Bazı uyanıklar ortaya çıkıp ‘‘Yağmur bombası atalım, yağmur yağdıralım’’ edebiyatına başladılar. Babam karşı çıktı, yağmur bombasının bilimsel olmadığını, azgelişmiş ülkeleri kazıklamak için kullanılan bir yöntem olduğunu ısrarla vurguladı.
Tarım Bakanı, Milli Selamet Partili, yani Erbakan'ın partisinden Korkut Özal'dı.
Ortaya aynı partiden bir Yozgat senatörü çıktı. İsmi Süleyman Ergin. Adam, ‘‘yağmur bombası’’ üreten bir firmanın Türkiye temsilcisi. Devlete yağmur bombası satmayı başarsa, korkunç para kazanacak.
Süleyman Ergin Meclis'te basın toplantısı düzenledi, yağmur bombasının faziletlerini anlattı. Gazeteciler toplantıyı şemsiye açarak izlediler. Cüneyt Arcayürek, İsmet Solak, Erdal Çetin ve diğerleri!.. Ertesi gün gazeteler bu mizahla, bu resimlerle doluydu.
Meteoroloji Mühendisleri Odası tarafından o günlerde Hidro Meteoroloji isimli bir dergi çıkarılırdı. O dergide yağmur bombasına övgüler düzülür, İran'da kullanıldığı vurgulanırdı. Demek ki yağmur bombası firmaları, dünyaya gelmiş geçmiş en büyük hırsızlardan biri olan Şah'ı rüşvetle ayarlayıp yağmur bombası satmayı başarmışlardı.
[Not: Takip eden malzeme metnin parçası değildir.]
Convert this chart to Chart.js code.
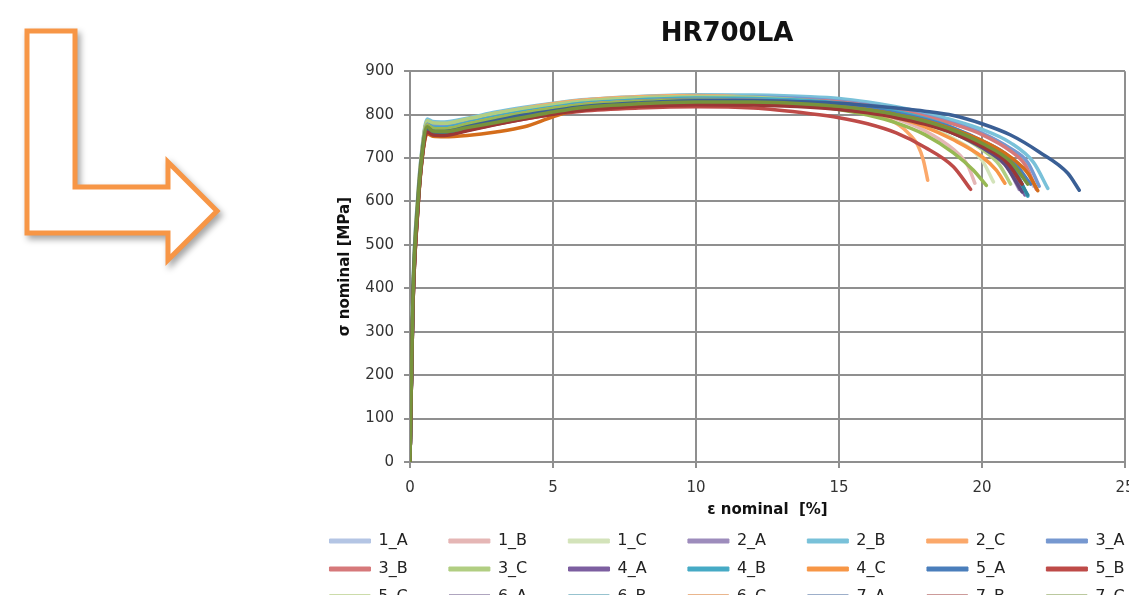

Babam bu yağmur bombası kavgası sonunda görevden alındı. Ama ‘‘yağmur bombası’’ yutturmacası Türkiye'de bir daha gündeme gelmedi.
Kuraklık olunca hep bu konuyu hatırlarım. 1970'li yılların büyük kavgasıydı. İşin içinde ticaret vardı, kazanç hesapları ve Milli Selamet Partili bir Meclis üyesi, firma temsilcisi vardı.
Babam o kavgada ülkemizin milyonlarca dolarını peşkeş çekilmekten kurtarmıştı... Ve dünyanın hiçbir ülkesinde, kuraklığa karşı yağmur bombası kullanıldığını sonraki yıllarda hiç duymadım.
Bir aldatmaca idi ve Türkiye kendini korumayı bilmişti.
Dün kulağıma bu konuda bir şeyler geldi. Bir yabancı firmanın temsilcileri Ankara'ya gelip karargáh kurmuşlar. Yağmur bombası satmak için kulis başlatmışlar.
Biraz zor satarlar! Tavsiyem, derhal ülkelerine dönmeleridir.